Übrigens …

Hunger. Peer Gynt im Berlin, Deutsches Theater

Die Sache mit dem Sein

Am Ende bleibt eine seltsame Leere. Mag es an der Länge des Stückes gelegen haben (deutlich über drei Stunden!), dass bei der Premiere Hunger. Peer Gynt am Deutschen Theater einige Zuschauerinnen und Zuschauer den Schlaf der Gerechten schliefen? Nein, alles andere als schlecht ist die Inszenierung von Sebastian Hartmann. Die Vermutung liegt eher nahe, dass es das Konglomerat aus Sinnsuche und Menschsein schafft, was der Text nach Knut Hamsun und Henrik Ibsen vielleicht irgendwann einmal intendiert hat: Sein und Mensch-Sein zu reflektieren und den Rezipienten auf die eigene Seins-Basis zurückzuwerfen. Und dann kann es halt passieren, dass man auf einer anderen Ebene immer so weiter reflektiert.

Sebastian Hartmann ist der große Menschenerkunder unter den deutschsprachigen Theaterregisseuren der Gegenwart. Und ein Romantiker dazu, dessen Inszenierungen stets aufbrechen ins Offene: In die Richtung derjenigen Kräfte, Entäußerungen und Abgründe, die unsere Existenz prägen und unserer Ratio entgehen. Wie in einem Teilchenbeschleuniger lassen Hartmann und sein Ensemble in Hunger. Peer Gynt die beiden Texte Knut Hamsuns und Henrik Ibsens aufeinanderprallen“, schreibt das Deutsche Theater zu dieser neuen Produktion.

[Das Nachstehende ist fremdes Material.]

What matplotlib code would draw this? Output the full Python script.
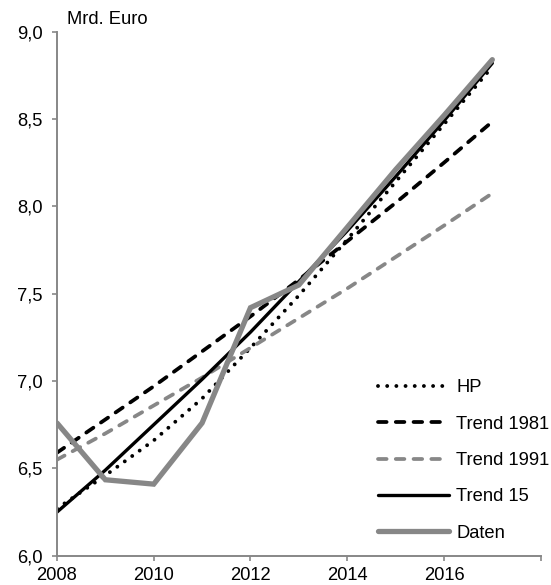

Es gibt Motive, es gibt Figuren, es gibt Eindrücke. Hartmann komponiert die assoziativen Fetzen innerhalb eines Dämmerzustandes, in den er die Bühne versetzt. Dazu gibt es Orgeltöne. Das Ganze ist berührend und irgendwie episch. Den modernen Zuschauer, gestresst von Alltags-Hektik und meistens selbst am Rande der latenten Überforderung mit sich und der Welt, offenbart dieses Panorama etwas Reflexives.

Es gibt viele starke Bilder in Hartmanns Inszenierung. Da steigt etwa René Peter Lüdicke auf eine Leiter und überpinselt seine eigene Silhouette. Da mag jeder selbst darüber nachdenken, was Hartmann damit sagen möchte, in jedem Fall wirken die Bilder.

Die innere Zerrissenheit wird von den Darstellerinnen und Darstellern auf den Punkt gebracht. Viel Menschsein, viele gute Bilder, einfach viel Theater gibt es für alle, die aktuell ins Deutsche Theater gehen.